Девица эта была известна в Вильно под именем "Остробрамской", поскольку своим ремеслом занималась неподалеку от образа Богоматери, привлекавшего к себе множество верующих, а поскольку образ находился на "Острых" вратах (браме), потому и Богоматерь на образе называлась Остробрамской. Это обстоятельство дало повод для следующего qui pro quo[111]. Ксендз Лотрек, французский эмигрант, присутствовал при описанном выше представлении Анетки и, понятное дело, был этим весьма возмущен. Когда вскоре он нанес визит госпоже Беннигсен, он застал ее, вышивающую золотом платье для образа. На вопрос, для кого предназначено это платье, госпожа Беннигсен ответила, что для "Остробрамской". Возмущение священника, который знал под этим именем Анетку, не имело границ. "Ах, мадам, — воскликнул он, — как же можно столь снисходительно относиться к подобного рода созданиям!" (…) Уж если месье Корсаков мало заботился о морали, публично появляясь в ложе со своими двумя незаконнорожденными дочерьми, то месье Кутузов пошел еще дальше, бывая в театре с любовницей и ее родственниками. Публика на это сетовала…".

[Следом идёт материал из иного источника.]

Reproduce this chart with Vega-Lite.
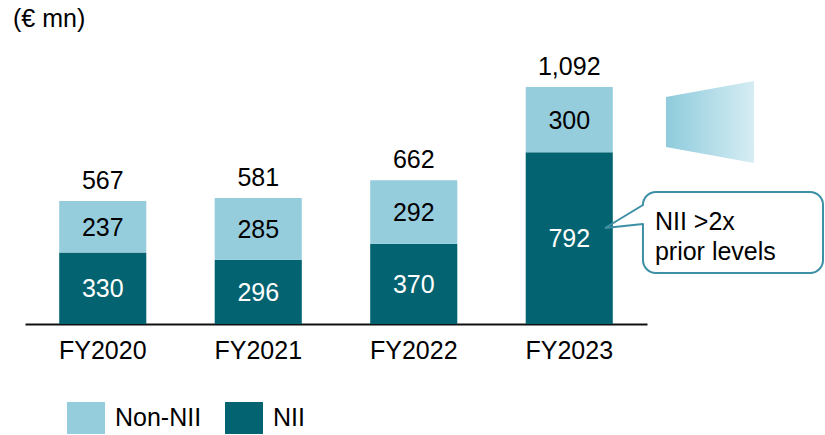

Столь же близко, как и Франк, знавший Кутузова французский эмигрант на русской службе, граф Ланжерон, нарисовал такой портрет русского главнокомандующего:
"Наверняка трудно быть более умным, чем князь Кутузов, и в то же самое время совершенно не иметь, как у него, характера; уметь соединять хитроумие с оборотистостью, чувства достаточно мелкие наряду с полным отсутствием моральной ответственности. И при том необыкновенная память, серьезная образованность, учтивость и красноречие, немного искусственного добродушия — вот вам положительные черты Кутузова. Зато из него вылезали безудержная резкость и хамство, когда в нем брал верх гнев, или же когда он мог к кому-то отнестись свысока; за то Кутузов умел мастерски ползать перед избранниками царской милости; ко всему этому следует прибавить крайний эгоизм, развязность и бесцеремонность в добывании денег, и вот теперь у нас будет полный образ купаного во всех водах лентяя, которому всегда было наплевать на все!".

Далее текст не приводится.